### Stated goal
Gather all lines in the data that hold the string "this".

### Provided entries
★ ★ ★ ★ ★ ★ ★

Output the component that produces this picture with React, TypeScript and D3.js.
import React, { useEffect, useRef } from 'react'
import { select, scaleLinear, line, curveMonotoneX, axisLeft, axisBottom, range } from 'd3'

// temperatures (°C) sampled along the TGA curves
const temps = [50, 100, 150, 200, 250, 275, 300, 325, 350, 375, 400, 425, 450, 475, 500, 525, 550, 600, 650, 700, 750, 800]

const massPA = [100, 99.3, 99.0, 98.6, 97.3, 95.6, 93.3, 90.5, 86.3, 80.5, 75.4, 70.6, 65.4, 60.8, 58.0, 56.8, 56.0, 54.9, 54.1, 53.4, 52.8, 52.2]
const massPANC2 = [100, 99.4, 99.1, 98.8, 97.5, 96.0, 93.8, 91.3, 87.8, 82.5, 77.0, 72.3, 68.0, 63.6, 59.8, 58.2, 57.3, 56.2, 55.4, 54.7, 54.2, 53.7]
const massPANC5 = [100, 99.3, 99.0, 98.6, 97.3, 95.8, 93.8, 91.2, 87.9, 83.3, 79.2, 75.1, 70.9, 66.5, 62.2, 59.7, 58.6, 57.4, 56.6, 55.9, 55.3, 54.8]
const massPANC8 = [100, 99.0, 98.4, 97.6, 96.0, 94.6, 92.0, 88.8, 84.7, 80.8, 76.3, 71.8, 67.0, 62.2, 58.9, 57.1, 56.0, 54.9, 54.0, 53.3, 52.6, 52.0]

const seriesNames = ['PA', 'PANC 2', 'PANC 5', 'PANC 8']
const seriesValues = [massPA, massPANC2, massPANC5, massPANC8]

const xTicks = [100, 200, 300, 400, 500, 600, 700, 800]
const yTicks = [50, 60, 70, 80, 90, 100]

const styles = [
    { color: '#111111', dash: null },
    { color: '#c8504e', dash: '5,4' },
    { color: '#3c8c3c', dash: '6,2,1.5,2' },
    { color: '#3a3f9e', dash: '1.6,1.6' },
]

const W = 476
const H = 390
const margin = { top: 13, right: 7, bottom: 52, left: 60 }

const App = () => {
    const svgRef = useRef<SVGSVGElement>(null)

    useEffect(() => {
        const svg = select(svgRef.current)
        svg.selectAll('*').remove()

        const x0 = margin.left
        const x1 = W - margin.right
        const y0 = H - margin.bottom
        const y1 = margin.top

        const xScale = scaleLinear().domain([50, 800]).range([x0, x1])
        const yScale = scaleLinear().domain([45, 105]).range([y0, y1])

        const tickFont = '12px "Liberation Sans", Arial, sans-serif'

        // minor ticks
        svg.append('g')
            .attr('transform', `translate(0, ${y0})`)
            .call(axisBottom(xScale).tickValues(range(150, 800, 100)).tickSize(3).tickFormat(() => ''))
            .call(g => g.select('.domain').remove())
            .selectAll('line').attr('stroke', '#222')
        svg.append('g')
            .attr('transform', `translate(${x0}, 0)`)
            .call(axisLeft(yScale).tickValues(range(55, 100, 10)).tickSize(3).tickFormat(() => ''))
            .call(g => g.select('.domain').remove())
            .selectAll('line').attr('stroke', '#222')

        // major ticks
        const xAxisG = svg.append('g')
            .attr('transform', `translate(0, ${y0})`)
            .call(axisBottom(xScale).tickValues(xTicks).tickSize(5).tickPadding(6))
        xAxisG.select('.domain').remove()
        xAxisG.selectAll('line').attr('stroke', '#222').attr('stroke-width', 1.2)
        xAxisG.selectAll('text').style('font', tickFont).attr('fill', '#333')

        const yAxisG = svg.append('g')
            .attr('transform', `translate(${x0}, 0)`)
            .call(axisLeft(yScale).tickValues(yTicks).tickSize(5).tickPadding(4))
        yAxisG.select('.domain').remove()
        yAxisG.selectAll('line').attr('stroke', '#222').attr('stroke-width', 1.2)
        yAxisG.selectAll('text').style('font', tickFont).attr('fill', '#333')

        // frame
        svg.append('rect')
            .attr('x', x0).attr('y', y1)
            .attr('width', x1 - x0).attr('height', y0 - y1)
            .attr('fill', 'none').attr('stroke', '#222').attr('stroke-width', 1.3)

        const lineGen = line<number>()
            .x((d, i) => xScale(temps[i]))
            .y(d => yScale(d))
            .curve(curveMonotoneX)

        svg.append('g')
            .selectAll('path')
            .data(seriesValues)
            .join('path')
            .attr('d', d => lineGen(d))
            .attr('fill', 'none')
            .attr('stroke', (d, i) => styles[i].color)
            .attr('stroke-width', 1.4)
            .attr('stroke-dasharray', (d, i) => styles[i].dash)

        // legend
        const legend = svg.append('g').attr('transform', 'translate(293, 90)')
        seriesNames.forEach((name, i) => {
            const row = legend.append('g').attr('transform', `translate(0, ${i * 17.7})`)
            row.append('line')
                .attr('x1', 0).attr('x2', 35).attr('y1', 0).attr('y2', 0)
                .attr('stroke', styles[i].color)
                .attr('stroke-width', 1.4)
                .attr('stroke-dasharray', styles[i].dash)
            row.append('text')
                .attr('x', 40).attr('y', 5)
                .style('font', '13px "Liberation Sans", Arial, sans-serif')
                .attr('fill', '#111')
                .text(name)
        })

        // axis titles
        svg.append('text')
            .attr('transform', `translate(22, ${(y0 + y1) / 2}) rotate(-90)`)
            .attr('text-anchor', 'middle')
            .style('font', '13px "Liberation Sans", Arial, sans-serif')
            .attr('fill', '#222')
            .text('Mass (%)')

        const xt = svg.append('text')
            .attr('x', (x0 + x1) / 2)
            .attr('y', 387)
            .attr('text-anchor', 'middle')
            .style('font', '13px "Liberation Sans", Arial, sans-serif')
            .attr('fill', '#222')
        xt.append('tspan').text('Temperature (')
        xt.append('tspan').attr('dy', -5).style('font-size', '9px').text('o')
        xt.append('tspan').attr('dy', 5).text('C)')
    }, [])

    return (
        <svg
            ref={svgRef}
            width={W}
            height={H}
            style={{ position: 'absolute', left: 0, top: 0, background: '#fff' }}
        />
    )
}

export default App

★ ★ ★ ★ ★ ★ ★

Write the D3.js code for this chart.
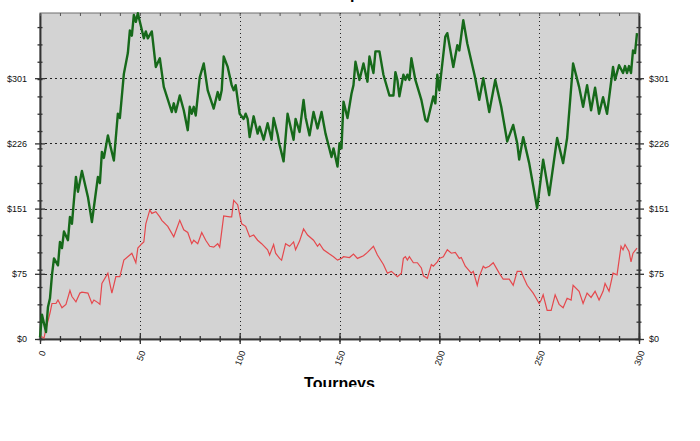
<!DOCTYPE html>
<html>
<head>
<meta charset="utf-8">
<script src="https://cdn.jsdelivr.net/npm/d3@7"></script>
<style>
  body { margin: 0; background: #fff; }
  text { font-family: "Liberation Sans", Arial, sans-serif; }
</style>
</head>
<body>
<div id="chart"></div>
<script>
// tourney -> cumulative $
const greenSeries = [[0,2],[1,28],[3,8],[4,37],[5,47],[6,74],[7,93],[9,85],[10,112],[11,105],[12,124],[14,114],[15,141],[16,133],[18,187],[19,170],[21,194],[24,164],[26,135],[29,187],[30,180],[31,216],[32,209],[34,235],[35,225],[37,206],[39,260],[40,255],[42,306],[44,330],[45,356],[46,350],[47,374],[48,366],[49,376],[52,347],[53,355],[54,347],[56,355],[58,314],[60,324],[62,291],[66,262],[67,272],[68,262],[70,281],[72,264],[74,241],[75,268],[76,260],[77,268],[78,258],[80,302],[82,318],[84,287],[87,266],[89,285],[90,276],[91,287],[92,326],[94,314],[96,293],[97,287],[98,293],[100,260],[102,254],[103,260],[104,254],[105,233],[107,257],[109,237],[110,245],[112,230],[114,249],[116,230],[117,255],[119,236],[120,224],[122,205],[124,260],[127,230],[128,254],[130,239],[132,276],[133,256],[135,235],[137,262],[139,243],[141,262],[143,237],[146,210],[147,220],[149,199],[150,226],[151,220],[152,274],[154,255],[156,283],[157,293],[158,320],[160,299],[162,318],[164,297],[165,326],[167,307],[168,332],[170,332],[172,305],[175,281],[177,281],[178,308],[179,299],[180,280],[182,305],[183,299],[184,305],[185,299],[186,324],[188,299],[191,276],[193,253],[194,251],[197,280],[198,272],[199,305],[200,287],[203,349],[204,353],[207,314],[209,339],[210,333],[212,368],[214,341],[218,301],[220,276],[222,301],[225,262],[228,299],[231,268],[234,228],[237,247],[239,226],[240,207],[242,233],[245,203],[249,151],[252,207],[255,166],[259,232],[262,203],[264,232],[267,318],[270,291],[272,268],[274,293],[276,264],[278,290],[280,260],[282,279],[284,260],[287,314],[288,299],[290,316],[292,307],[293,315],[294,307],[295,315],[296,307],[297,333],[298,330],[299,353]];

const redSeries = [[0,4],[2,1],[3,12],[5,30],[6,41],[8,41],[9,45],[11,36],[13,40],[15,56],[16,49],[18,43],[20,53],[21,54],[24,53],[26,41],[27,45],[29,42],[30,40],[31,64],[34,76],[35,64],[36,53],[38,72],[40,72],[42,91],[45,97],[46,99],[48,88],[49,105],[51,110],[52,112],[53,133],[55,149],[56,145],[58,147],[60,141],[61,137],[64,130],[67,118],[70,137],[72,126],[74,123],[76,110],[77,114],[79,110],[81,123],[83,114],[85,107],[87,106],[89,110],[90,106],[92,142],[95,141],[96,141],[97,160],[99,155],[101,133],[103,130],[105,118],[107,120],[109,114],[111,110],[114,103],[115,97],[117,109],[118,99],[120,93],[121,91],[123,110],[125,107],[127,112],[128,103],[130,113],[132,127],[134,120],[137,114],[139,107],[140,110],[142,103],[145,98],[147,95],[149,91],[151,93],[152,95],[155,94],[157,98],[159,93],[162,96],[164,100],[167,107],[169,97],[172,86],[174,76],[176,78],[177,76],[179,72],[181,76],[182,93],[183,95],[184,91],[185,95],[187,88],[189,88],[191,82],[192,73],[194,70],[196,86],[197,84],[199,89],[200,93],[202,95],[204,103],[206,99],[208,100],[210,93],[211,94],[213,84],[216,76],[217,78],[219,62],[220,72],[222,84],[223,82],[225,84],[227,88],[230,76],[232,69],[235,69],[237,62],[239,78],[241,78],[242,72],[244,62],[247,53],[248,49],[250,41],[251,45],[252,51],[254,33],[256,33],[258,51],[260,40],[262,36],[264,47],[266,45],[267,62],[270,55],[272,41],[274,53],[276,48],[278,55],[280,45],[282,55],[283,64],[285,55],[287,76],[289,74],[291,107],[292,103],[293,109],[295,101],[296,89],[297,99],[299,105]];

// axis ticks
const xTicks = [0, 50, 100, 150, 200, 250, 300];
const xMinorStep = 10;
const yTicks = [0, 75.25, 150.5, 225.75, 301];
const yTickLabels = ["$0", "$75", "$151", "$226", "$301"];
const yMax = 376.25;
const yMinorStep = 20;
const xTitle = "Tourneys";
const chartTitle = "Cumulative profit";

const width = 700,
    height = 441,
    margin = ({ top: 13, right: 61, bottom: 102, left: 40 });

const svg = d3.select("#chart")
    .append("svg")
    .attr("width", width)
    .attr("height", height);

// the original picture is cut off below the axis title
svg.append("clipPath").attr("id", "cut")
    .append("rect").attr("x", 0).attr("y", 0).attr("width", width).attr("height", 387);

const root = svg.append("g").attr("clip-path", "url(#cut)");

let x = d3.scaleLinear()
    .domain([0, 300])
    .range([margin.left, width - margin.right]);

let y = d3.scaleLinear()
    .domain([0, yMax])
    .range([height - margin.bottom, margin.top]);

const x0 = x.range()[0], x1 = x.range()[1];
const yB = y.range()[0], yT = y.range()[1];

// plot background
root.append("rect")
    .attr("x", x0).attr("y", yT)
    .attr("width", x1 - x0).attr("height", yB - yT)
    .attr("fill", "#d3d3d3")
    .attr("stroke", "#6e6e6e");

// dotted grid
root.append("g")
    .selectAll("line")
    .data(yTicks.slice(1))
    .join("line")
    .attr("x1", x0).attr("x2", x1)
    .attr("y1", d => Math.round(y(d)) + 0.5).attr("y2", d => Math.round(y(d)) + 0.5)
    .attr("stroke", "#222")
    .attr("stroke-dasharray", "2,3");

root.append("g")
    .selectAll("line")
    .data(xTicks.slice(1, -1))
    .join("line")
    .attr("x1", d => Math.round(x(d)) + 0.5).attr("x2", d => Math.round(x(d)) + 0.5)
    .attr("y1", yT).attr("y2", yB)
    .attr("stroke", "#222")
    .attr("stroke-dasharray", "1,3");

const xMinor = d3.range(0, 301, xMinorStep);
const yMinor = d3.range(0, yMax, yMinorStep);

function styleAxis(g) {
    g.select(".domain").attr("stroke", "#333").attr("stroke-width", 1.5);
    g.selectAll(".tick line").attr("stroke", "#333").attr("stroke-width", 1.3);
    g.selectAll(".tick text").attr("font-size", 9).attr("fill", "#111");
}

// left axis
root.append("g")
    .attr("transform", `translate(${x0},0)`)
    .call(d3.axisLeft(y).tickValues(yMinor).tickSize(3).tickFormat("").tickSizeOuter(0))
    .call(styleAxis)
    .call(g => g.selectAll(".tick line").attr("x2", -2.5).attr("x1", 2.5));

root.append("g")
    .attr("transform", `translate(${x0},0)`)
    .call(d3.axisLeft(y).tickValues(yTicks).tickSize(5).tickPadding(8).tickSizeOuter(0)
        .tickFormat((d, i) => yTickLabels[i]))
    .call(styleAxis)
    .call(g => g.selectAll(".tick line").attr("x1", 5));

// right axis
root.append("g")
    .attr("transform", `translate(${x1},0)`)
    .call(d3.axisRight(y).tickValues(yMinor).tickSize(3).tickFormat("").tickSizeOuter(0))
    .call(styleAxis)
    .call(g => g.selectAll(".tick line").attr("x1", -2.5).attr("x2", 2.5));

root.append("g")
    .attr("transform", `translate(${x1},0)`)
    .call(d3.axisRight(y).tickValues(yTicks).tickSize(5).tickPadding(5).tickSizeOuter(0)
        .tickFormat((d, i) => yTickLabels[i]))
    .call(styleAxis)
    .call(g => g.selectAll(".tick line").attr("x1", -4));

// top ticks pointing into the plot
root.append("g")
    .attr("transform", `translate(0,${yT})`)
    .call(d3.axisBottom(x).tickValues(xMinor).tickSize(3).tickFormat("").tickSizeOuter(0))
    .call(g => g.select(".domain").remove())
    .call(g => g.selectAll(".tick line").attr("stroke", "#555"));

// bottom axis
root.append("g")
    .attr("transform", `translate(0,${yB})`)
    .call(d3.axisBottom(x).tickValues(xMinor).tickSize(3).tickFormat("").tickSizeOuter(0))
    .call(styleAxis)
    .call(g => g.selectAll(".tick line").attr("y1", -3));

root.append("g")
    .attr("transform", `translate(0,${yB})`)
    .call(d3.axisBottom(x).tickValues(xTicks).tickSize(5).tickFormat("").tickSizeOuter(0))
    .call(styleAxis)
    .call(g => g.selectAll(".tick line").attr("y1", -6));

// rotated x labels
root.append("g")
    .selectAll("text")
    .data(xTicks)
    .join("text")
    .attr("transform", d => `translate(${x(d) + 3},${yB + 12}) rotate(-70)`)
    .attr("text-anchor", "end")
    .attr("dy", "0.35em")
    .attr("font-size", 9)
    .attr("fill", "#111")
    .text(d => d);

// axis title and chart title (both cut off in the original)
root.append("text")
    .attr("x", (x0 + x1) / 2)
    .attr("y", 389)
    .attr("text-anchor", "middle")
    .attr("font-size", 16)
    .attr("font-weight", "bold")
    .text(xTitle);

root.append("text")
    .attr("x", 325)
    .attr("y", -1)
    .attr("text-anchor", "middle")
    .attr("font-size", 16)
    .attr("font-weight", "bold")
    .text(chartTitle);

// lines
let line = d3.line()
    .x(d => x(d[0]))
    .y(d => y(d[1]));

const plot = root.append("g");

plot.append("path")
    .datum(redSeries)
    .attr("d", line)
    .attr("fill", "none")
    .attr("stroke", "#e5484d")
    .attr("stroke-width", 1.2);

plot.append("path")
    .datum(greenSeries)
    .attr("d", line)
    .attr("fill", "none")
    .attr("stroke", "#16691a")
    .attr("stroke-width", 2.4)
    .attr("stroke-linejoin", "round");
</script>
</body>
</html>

★ ★ ★ ★ ★ ★ ★

### Exercise solution
Output the component that produces this picture with React, TypeScript and D3.js.
Write the D3.js code for this chart.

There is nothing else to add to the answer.